How does the insurance company calculate my totaled car's actual cash value?
The direct answer
Actual cash value (ACV) is what your vehicle would have sold for on the local market immediately before the accident. Insurers almost never compute it themselves: they buy a report from a valuation vendor (CCC, Mitchell, or Audatex) that selects comparable listings, applies adjustments for mileage, options, and condition, and averages the result. Every input in that report — the comparables chosen, the adjustments applied — is checkable and disputable.
Where the number bends
Two inputs dominate the outcome. The comparable set: if the report's "comparable" cars are lower-trim, higher-mileage, or from distressed sales, the base value starts low. The condition adjustments: reports routinely deduct hundreds per comparable on the assumption the listed cars are in better condition than yours — without anyone inspecting anything.
ACV also legally includes taxes and fees in many states, and some states mandate specific valuation methods or total-loss thresholds. Your state's rules matter.
How to audit it
Request the full valuation report and go comparable by comparable: does the trim match yours? The mileage? The options? Then look at each adjustment line and ask the adjuster to justify it. Cross-check against live market listings for genuinely equivalent vehicles — that market evidence is what ultimately wins disputes.
Related questions
Does actual cash value include sales tax and fees?

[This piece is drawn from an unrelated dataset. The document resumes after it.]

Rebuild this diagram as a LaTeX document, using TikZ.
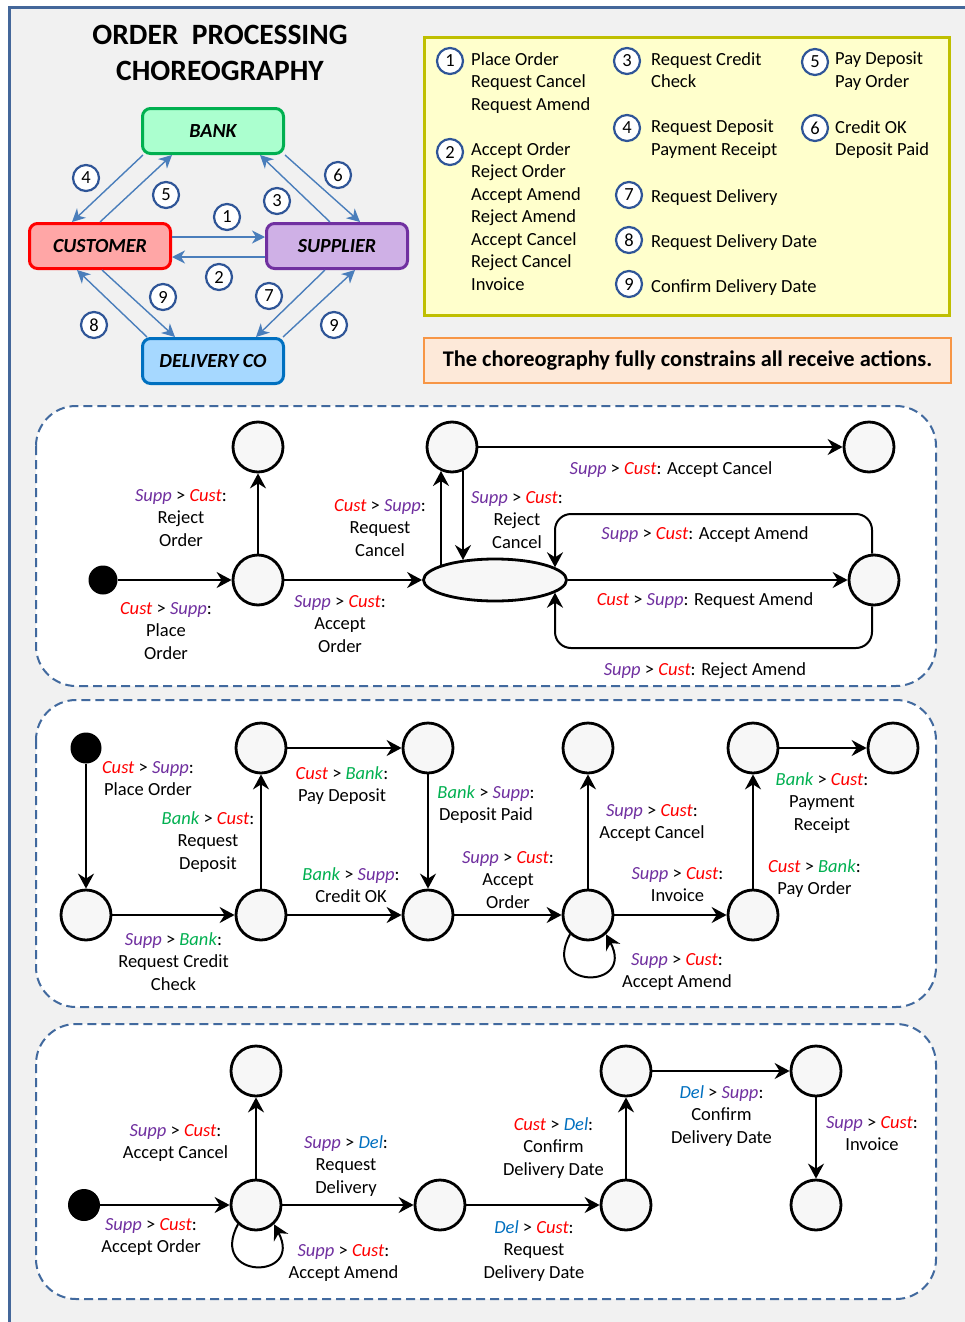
\documentclass[tikz,border=0pt]{standalone}
\usepackage{fontspec}
\setmainfont{Carlito}
\usetikzlibrary{arrows.meta,shapes.geometric,calc}

% role colours
\definecolor{suppc}{HTML}{7030A0}
\definecolor{custc}{HTML}{FF0000}
\definecolor{bankc}{HTML}{00B050}
\definecolor{delc}{HTML}{0070C0}
% box fills
\definecolor{bankfill}{HTML}{ABFFCF}
\definecolor{custfill}{HTML}{FFA6A6}
\definecolor{suppfill}{HTML}{CFB0E6}
\definecolor{delfill}{HTML}{A6D8FF}
% page and decorations
\definecolor{pagebg}{HTML}{F1F1F1}
\definecolor{framec}{HTML}{44679A}
\definecolor{flowc}{HTML}{4A7EBB}
\definecolor{numc}{HTML}{2F5597}
\definecolor{panelc}{HTML}{41699E}
\definecolor{statefill}{HTML}{F7F7F7}
\definecolor{legendfill}{HTML}{FFFFCC}
\definecolor{legendc}{HTML}{BFBF00}
\definecolor{bannerfill}{HTML}{FDE9D9}
\definecolor{bannerc}{HTML}{F79646}

\newcommand{\pSupp}{\textcolor{suppc}{\textit{Supp}}}
\newcommand{\pCust}{\textcolor{custc}{\textit{Cust}}}
\newcommand{\pBank}{\textcolor{bankc}{\textit{Bank}}}
\newcommand{\pDel}{\textcolor{delc}{\textit{Del}}}
\newcommand{\msg}[2]{#1 > #2:}

\tikzset{
  txt/.style={font=\fontsize{18.5}{22.5}\selectfont, inner sep=0pt},
  lab/.style={txt, align=center, anchor=north, yshift=-3pt, execute at begin node=\strut},
  leg/.style={txt, align=left, anchor=north west, yshift=-3pt, execute at begin node=\strut},
  state/.style={circle, draw=black, line width=2.8pt, fill=statefill,
    minimum size=50pt, inner sep=0pt},
  startdot/.style={circle, fill=black, inner sep=0pt},
  arr/.style={line width=2pt, -{Stealth[length=15pt,width=16pt,inset=5pt]}},
  panel/.style={draw=panelc, line width=2pt, dash pattern=on 9pt off 5pt,
    rounded corners=40pt, fill=white},
  role/.style={draw, line width=3pt, rounded corners=8pt, minimum width=141pt,
    minimum height=45pt, inner sep=0pt,
    font=\fontsize{20}{24}\selectfont\bfseries\itshape},
  flow/.style={draw=flowc, line width=1.4pt,
    -{Stealth[length=13pt,width=13pt,inset=4pt]}},
  num/.style={circle, draw=numc, line width=2.2pt, fill=white,
    minimum size=26pt, inner sep=0pt, font=\fontsize{18.5}{22}\selectfont},
}

\begin{document}
\begin{tikzpicture}[x=1pt, y=-1pt]
\useasboundingbox (0,0) rectangle (964,1322);
\fill[white] (0,0) rectangle (964,1322);
\fill[pagebg] (9.5,7.5) rectangle (980,1340);
\draw[framec, line width=3pt] (9.5,1340) -- (9.5,7.5) -- (980,7.5);

% ---------- title ----------
\node[font=\fontsize{29.5}{36}\selectfont\bfseries, align=center, inner sep=0pt]
  (title) at (220,53) {ORDER\ \ PROCESSING\\CHOREOGRAPHY};

% ---------- participants ----------
\node[role, draw=bankc, fill=bankfill] (bank) at (213,131) {BANK};
\node[role, draw=custc, fill=custfill] (cust) at (100,246) {CUSTOMER};
\node[role, draw=suppc, fill=suppfill] (supp) at (337,246) {SUPPLIER};
\node[role, draw=delc, fill=delfill] (dlv) at (213,361) {DELIVERY CO};

\draw[flow] ([shift={(2,0)}]bank.south west) -- ([shift={(-28,0)}]cust.north);
\draw[flow] (cust.north) -- ([shift={(-41,0)}]bank.south);
\draw[flow] ([shift={(-7,0)}]supp.north) -- ([shift={(47,0)}]bank.south);
\draw[flow] (bank.south east) -- ([shift={(23,0)}]supp.north);
\draw[flow] ([shift={(0,-9)}]cust.east) -- ([shift={(0,-9)}]supp.west);
\draw[flow] ([shift={(0,11)}]supp.west) -- ([shift={(0,11)}]cust.east);
\draw[flow] ([shift={(6,0)}]dlv.north west) -- ([shift={(-23,0)}]cust.south);
\draw[flow] ([shift={(2,0)}]cust.south) -- ([shift={(-38,0)}]dlv.north);
\draw[flow] ([shift={(-12,0)}]supp.south) -- ([shift={(43,0)}]dlv.north);
\draw[flow] ([shift={(-2,0)}]dlv.north east) -- ([shift={(18,0)}]supp.south);

\node[num] (f4) at (86,178) {4};
\node[num] (f5) at (166,195) {5};
\node[num] (f1) at (227,217) {1};
\node[num] (f3) at (277,201) {3};
\node[num] (f6) at (338,175) {6};
\node[num] (f2) at (219,277) {2};
\node[num] (f9a) at (163,297) {9};
\node[num] (f7) at (269,296) {7};
\node[num] (f8) at (94,325) {8};
\node[num] (f9b) at (334,325) {9};

% ---------- legend ----------
\node[draw=legendc, fill=legendfill, line width=3pt, minimum width=525pt,
  minimum height=278pt, inner sep=0pt] (legend) at (687,176.5) {};
\node[num] (g1) at (450,61) {1};
\node[num] (g2) at (450,152) {2};
\node[num] (g3) at (627,61) {3};
\node[num] (g4) at (627,128) {4};
\node[num] (g7) at (629,195) {7};
\node[num] (g8) at (629,240) {8};
\node[num] (g9) at (629,284) {9};
\node[num] (g5) at (815,62) {5};
\node[num] (g6) at (815,128) {6};
\node[leg] (t1) at (471,49) {Place Order\\Request Cancel\\Request Amend};
\node[leg] (t2) at (471,139) {Accept Order\\Reject Order\\Accept Amend\\Reject Amend\\Accept Cancel\\Reject Cancel\\Invoice};
\node[leg] (t3) at (651,49) {Request Credit\\Check};
\node[leg] (t4) at (651,117) {Request Deposit\\Payment Receipt};
\node[leg] (t7) at (651,184) {Request Delivery};
\node[leg] (t8) at (651,229) {Request Delivery Date};
\node[leg] (t9) at (651,274) {Confirm Delivery Date};
\node[leg] (t5) at (835,49) {Pay Deposit\\Pay Order};
\node[leg] (t6) at (835,117) {Credit OK\\Deposit Paid};

\node[draw=bannerc, fill=bannerfill, line width=2pt, minimum width=527pt,
  minimum height=45pt, inner sep=0pt, font=\fontsize{22.4}{26}\selectfont\bfseries]
  (banner) at (687.5,360.5) {The choreography fully constrains all receive actions.};

% ---------- panel 1: ordering, cancelling and amending ----------
\draw[panel] (36,406) rectangle (936,686);
\node[startdot, minimum size=29pt] (p1s) at (103,580) {};
\node[state] (p1a) at (258,580) {};
\node[state] (p1r) at (258,447) {};
\node[state] (p1c) at (452,447) {};
\node[ellipse, draw=black, line width=2.8pt, fill=statefill, minimum width=143pt,
  minimum height=42pt, inner sep=0pt] (p1e) at (495,580) {};
\node[state] (p1x) at (869,447) {};
\node[state] (p1m) at (874,580) {};

\draw[arr] (p1s) -- (p1a);
\draw[arr] (p1a) -- (p1r);
\draw[arr] (p1a) -- (p1e);
\draw[arr] ([shift={(-54,-15)}]p1e.center) -- ([shift={(-11,24)}]p1c.center);
\draw[arr] ([shift={(11,24)}]p1c.center) -- ([shift={(-32,-20)}]p1e.center);
\draw[arr] (p1c) -- (p1x);
\draw[arr] (p1e) -- (p1m);
\draw[arr, rounded corners=16pt] ([shift={(-2,0)}]p1m.north)
  |- ([shift={(60,-66)}]p1e.center) -- ([shift={(60,-12.7)}]p1e.center);
\draw[arr, rounded corners=16pt] ([shift={(-2,0)}]p1m.south)
  |- ([shift={(60,68)}]p1e.center) -- ([shift={(60,12.7)}]p1e.center);

\node[lab] (l11) at (181,486) {\msg{\pSupp}{\pCust}\\Reject\\Order};
\node[lab] (l12) at (166,599) {\msg{\pCust}{\pSupp}\\Place\\Order};
\node[lab] (l13) at (340,592) {\msg{\pSupp}{\pCust}\\Accept\\Order};
\node[lab] (l14) at (380,496) {\msg{\pCust}{\pSupp}\\Request\\Cancel};
\node[lab] (l15) at (517,488) {\msg{\pSupp}{\pCust}\\Reject\\Cancel};
\node[lab] (l16) at (671,456) {\msg{\pSupp}{\pCust} Accept Cancel};
\node[lab] (l17) at (705,521) {\msg{\pSupp}{\pCust} Accept Amend};
\node[lab] (l18) at (705,587) {\msg{\pCust}{\pSupp} Request Amend};
\node[lab] (l19) at (705,657) {\msg{\pSupp}{\pCust} Reject Amend};

% ---------- panel 2: payment ----------
\draw[panel] (36,700) rectangle (936,1007);
\node[startdot, minimum size=31pt] (p2s) at (86,748) {};
\node[state] (p2a) at (86,915) {};
\node[state] (p2b) at (261,915) {};
\node[state] (p2c) at (261,748) {};
\node[state] (p2d) at (428,748) {};
\node[state] (p2e) at (428,915) {};
\node[state] (p2f) at (588,915) {};
\node[state] (p2g) at (588,748) {};
\node[state] (p2h) at (753,748) {};
\node[state] (p2i) at (753,915) {};
\node[state] (p2j) at (893,748) {};

\draw[arr] (p2s) -- (p2a);
\draw[arr] (p2a) -- (p2b);
\draw[arr] (p2b) -- (p2c);
\draw[arr] (p2c) -- (p2d);
\draw[arr] (p2b) -- (p2e);
\draw[arr] (p2d) -- (p2e);
\draw[arr] (p2e) -- (p2f);
\draw[arr] (p2f) -- (p2g);
\draw[arr] (p2f) -- (p2i);
\draw[arr] (p2f.227) .. controls +(-30,56) and +(30,56) .. (p2f.313);
\draw[arr] (p2i) -- (p2h);
\draw[arr] (p2h) -- (p2j);

\node[lab] (l21) at (148,758) {\msg{\pCust}{\pSupp}\\Place Order};
\node[lab] (l22) at (208,808) {\msg{\pBank}{\pCust}\\Request\\Deposit};
\node[lab] (l23) at (342,763) {\msg{\pCust}{\pBank}\\Pay Deposit};
\node[lab] (l24) at (351,864) {\msg{\pBank}{\pSupp}\\Credit OK};
\node[lab] (l25) at (173.5,929) {\msg{\pSupp}{\pBank}\\Request Credit\\Check};
\node[lab] (l26) at (486,782) {\msg{\pBank}{\pSupp}\\Deposit Paid};
\node[lab] (l27) at (508,848) {\msg{\pSupp}{\pCust}\\Accept\\Order};
\node[lab] (l28) at (652,801) {\msg{\pSupp}{\pCust}\\Accept Cancel};
\node[lab] (l29) at (677.5,864) {\msg{\pSupp}{\pCust}\\Invoice};
\node[lab] (l2a) at (677,950) {\msg{\pSupp}{\pCust}\\Accept Amend};
\node[lab] (l2b) at (814.5,856) {\msg{\pCust}{\pBank}\\Pay Order};
\node[lab] (l2c) at (822,769) {\msg{\pBank}{\pCust}\\Payment\\Receipt};

% ---------- panel 3: delivery ----------
\draw[panel] (36,1024) rectangle (936,1299);
\node[startdot, minimum size=32pt] (p3s) at (84,1205) {};
\node[state] (p3a) at (256,1205) {};
\node[state] (p3b) at (256,1071) {};
\node[state] (p3c) at (440,1205) {};
\node[state] (p3d) at (626,1205) {};
\node[state] (p3e) at (626,1071) {};
\node[state] (p3f) at (816,1071) {};
\node[state] (p3g) at (816,1205) {};

\draw[arr] (p3s) -- (p3a);
\draw[arr] (p3a) -- (p3b);
\draw[arr] (p3a) -- (p3c);
\draw[arr] (p3a.227) .. controls +(-30,56) and +(30,56) .. (p3a.313);
\draw[arr] (p3c) -- (p3d);
\draw[arr] (p3d) -- (p3e);
\draw[arr] (p3e) -- (p3f);
\draw[arr] (p3f) -- (p3g);

\node[lab] (l31) at (175.5,1121) {\msg{\pSupp}{\pCust}\\Accept Cancel};
\node[lab] (l32) at (151,1215) {\msg{\pSupp}{\pCust}\\Accept Order};
\node[lab] (l33) at (346,1132) {\msg{\pSupp}{\pDel}\\Request\\Delivery};
\node[lab] (l34) at (343.5,1241) {\msg{\pSupp}{\pCust}\\Accept Amend};
\node[lab] (l35) at (534,1217) {\msg{\pDel}{\pCust}\\Request\\Delivery Date};
\node[lab] (l36) at (553.5,1114) {\msg{\pCust}{\pDel}\\Confirm\\Delivery Date};
\node[lab] (l37) at (721.5,1082) {\msg{\pDel}{\pSupp}\\Confirm\\Delivery Date};
\node[lab] (l38) at (872,1113) {\msg{\pSupp}{\pCust}\\Invoice};
\end{tikzpicture}
\end{document}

In many states, yes — a total-loss settlement must include the sales tax and title/registration fees you'd incur replacing the vehicle. Check your state's rules; omitted taxes and fees are one of the most common (and easiest to fix) shortfalls in first offers.
What's the difference between ACV and replacement cost?
ACV is your car's market value immediately before the loss — its age and mileage included. Replacement cost is what a new equivalent would cost today. Standard auto policies pay ACV on total losses unless you bought specific replacement-cost or new-car-replacement coverage.